The problem with Bodhi is that we don't use Bodhi for Rawhide where
majority of work should be done.


Vít


>  is that it's too late. By that point the build
> has been submitted, it's gone through all the steps involved in
> submitting updates, and to make matters worse, *all* test results are
> now hidden from people by default. It took me a while to figure out
> where the test results had gone after the change occurred. I honestly
> thought we had given up on those things initially. I've always felt
> that some of those tests should be happening post-build, not
> post-update submission. Failing builds on "obviously bad" packages
> makes for a bigger incentive to improve packaging.
>
> As for toleration of false positives, that's more of a sign that we
> don't quite have a well-tuned configuration and maybe there are some
> checks in rpmlint itself that need to be tweaked. In both Mageia and
> openSUSE, we have rpmlint policy packages that define the checks, the
> "scores", and the threshold in which it is bad enough to make
> something be rejected.
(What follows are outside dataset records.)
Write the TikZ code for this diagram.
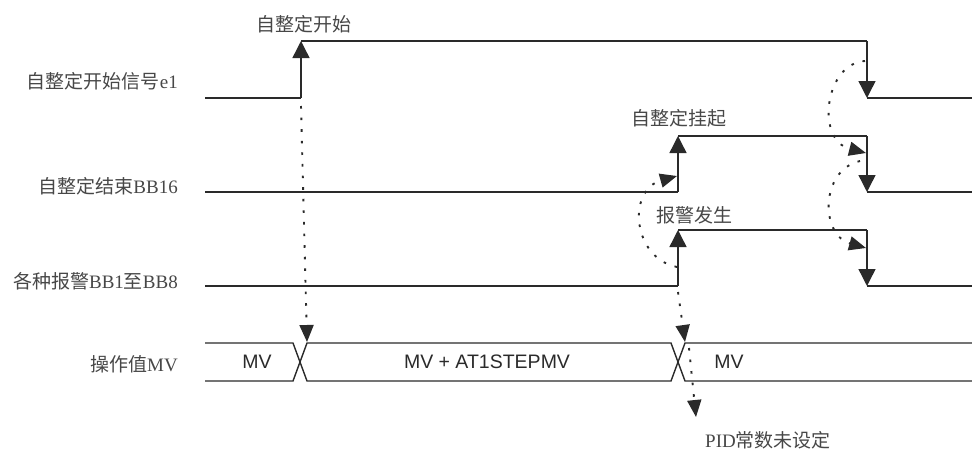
\documentclass[tikz,border=0pt]{standalone}
\usepackage{fontspec}
\setmainfont{Liberation Sans}
\newfontfamily\cjk{Noto Sans CJK SC}
\newfontfamily\lser{Liberation Serif}
\usetikzlibrary{arrows.meta}
\definecolor{ink}{HTML}{2A2A2A}
\definecolor{txt}{HTML}{474747}
\newcommand{\la}[1]{{\lser #1}}
\tikzset{
  sig/.style={draw=ink, line width=1.4pt},
  up/.style={sig, -{Triangle[width=17pt,length=17pt]}},
  dots/.style={draw=ink, line width=1.9pt, dash pattern=on 2.6pt off 9pt, -{Triangle[width=14pt,length=17pt]}},
  lbl/.style={font=\cjk\fontsize{19}{22}\selectfont, text=txt, inner sep=0pt},
  rlbl/.style={lbl, anchor=east},
  mv/.style={font=\fontsize{19.5}{22}\selectfont, text=ink, inner sep=0pt}
}
\begin{document}
\begin{tikzpicture}[x=1pt,y=-1pt]
\useasboundingbox (0,0) rectangle (972,455);
% signal 1
\coordinate (a0) at (205,98);  \coordinate (a1) at (301,98);
\coordinate (a2) at (301,41);  \coordinate (a3) at (867,41);
\coordinate (a4) at (867,98);  \coordinate (a5) at (972,98);
% signal 2
\coordinate (b0) at (205,192); \coordinate (b1) at (678,192);
\coordinate (b2) at (678,136); \coordinate (b3) at (867,136);
\coordinate (b4) at (867,192); \coordinate (b5) at (972,192);
% signal 3
\coordinate (c0) at (205,286); \coordinate (c1) at (678,286);
\coordinate (c2) at (678,230); \coordinate (c3) at (867,230);
\coordinate (c4) at (867,286); \coordinate (c5) at (972,286);

\draw[sig] (a0) -- (a1); \draw[up] (a1) -- (a2);
\draw[sig] (a2) -- (a3); \draw[up] (a3) -- (a4); \draw[sig] (a4) -- (a5);
\draw[sig] (b0) -- (b1); \draw[up] (b1) -- (b2);
\draw[sig] (b2) -- (b3); \draw[up] (b3) -- (b4); \draw[sig] (b4) -- (b5);
\draw[sig] (c0) -- (c1); \draw[up] (c1) -- (c2);
\draw[sig] (c2) -- (c3); \draw[up] (c3) -- (c4); \draw[sig] (c4) -- (c5);

% MV bus
\draw[sig] (205,343) -- (293,343) -- (307,381) -- (671,381) -- (685,343) -- (972,343);
\draw[sig] (205,381) -- (293,381) -- (307,343) -- (671,343) -- (685,381) -- (972,381);
\node[mv] (mv1) at (257,362) {MV};
\node[mv] (mv2) at (487,362) {MV + AT1STEPMV};
\node[mv] (mv3) at (729,362) {MV};

% left labels
\node[rlbl] (l1) at (178,81) {自整定开始信号\la{e1}};
\node[rlbl] (l2) at (178,186) {自整定结束\la{BB16}};
\node[rlbl] (l3) at (178,281) {各种报警\la{BB1}至\la{BB8}};
\node[rlbl] (l4) at (178,364) {操作值\la{MV}};

% event labels
\node[lbl] (e1) at (304,24) {自整定开始};
\node[lbl] (e2) at (679,118) {自整定挂起};
\node[lbl] (e3) at (694,215) {报警发生};
\node[lbl] (e4) at (768,440) {\la{PID}常数未设定};

% dotted arrows
\coordinate (d1s) at (301,106); \coordinate (d1e) at (307,342);
\draw[dots] (d1s) -- (d1e);
\coordinate (d2s) at (678,292); \coordinate (d2e) at (685,342);
\draw[dots] (d2s) -- (d2e);
\coordinate (d3s) at (689,348); \coordinate (d3e) at (696,417);
\draw[dots] (d3s) -- (d3e);
\coordinate (k1s) at (677,267); \coordinate (k1e) at (677,176);
\draw[dots] (k1s) .. controls (632,258) and (627,190) .. (k1e);
\coordinate (k2s) at (865,61); \coordinate (k2e) at (866,153);
\draw[dots] (k2s) .. controls (825,63) and (815,140) .. (k2e);
\coordinate (k3s) at (860,161); \coordinate (k3e) at (866,248);
\draw[dots] (k3s) .. controls (820,170) and (820,235) .. (k3e);
\end{tikzpicture}
\end{document}
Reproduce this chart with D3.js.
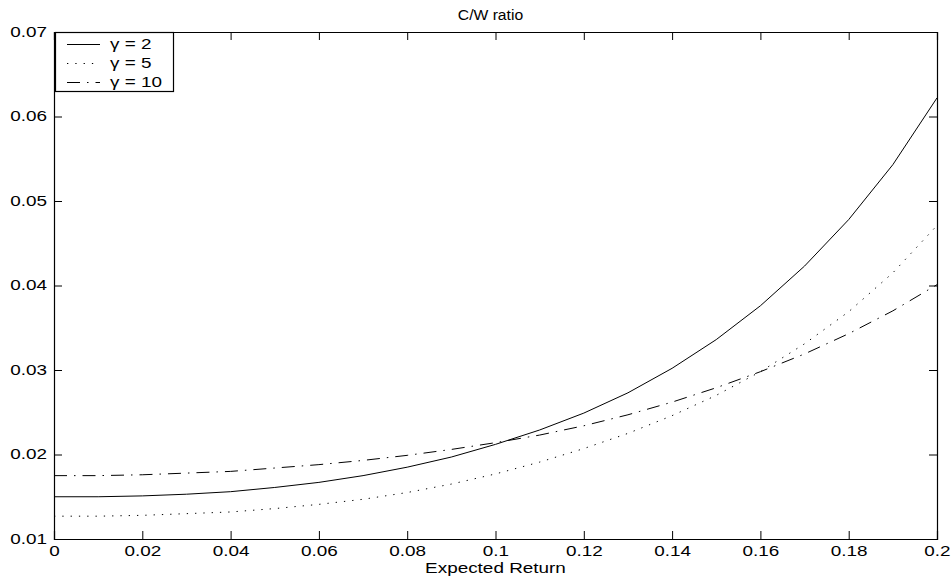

The reason for this is because we want to block
> packages that are "obviously wrong" from being accepted by the build
> system. It's really the only way to make people consider improving
> their packaging. Everyone has tried nicer ways, and it doesn't work.
>
> And in both Mageia and openSUSE's case, you can define
> <srcpkgname>.rpmlintrc files that are picked up by the build system to
> ignore issues that are obvious false positives. Yes, this could be
> abused, and perhaps we shouldn't do that. But if you want packaging to
> improve, you need a way for people to reliably determine what they're
> doing is "good" or "bad". Right now, we don't have that, and my
> personal feeling is that if I spend the effort in doing so, it would
> be wasted because it wouldn't result in any improvement.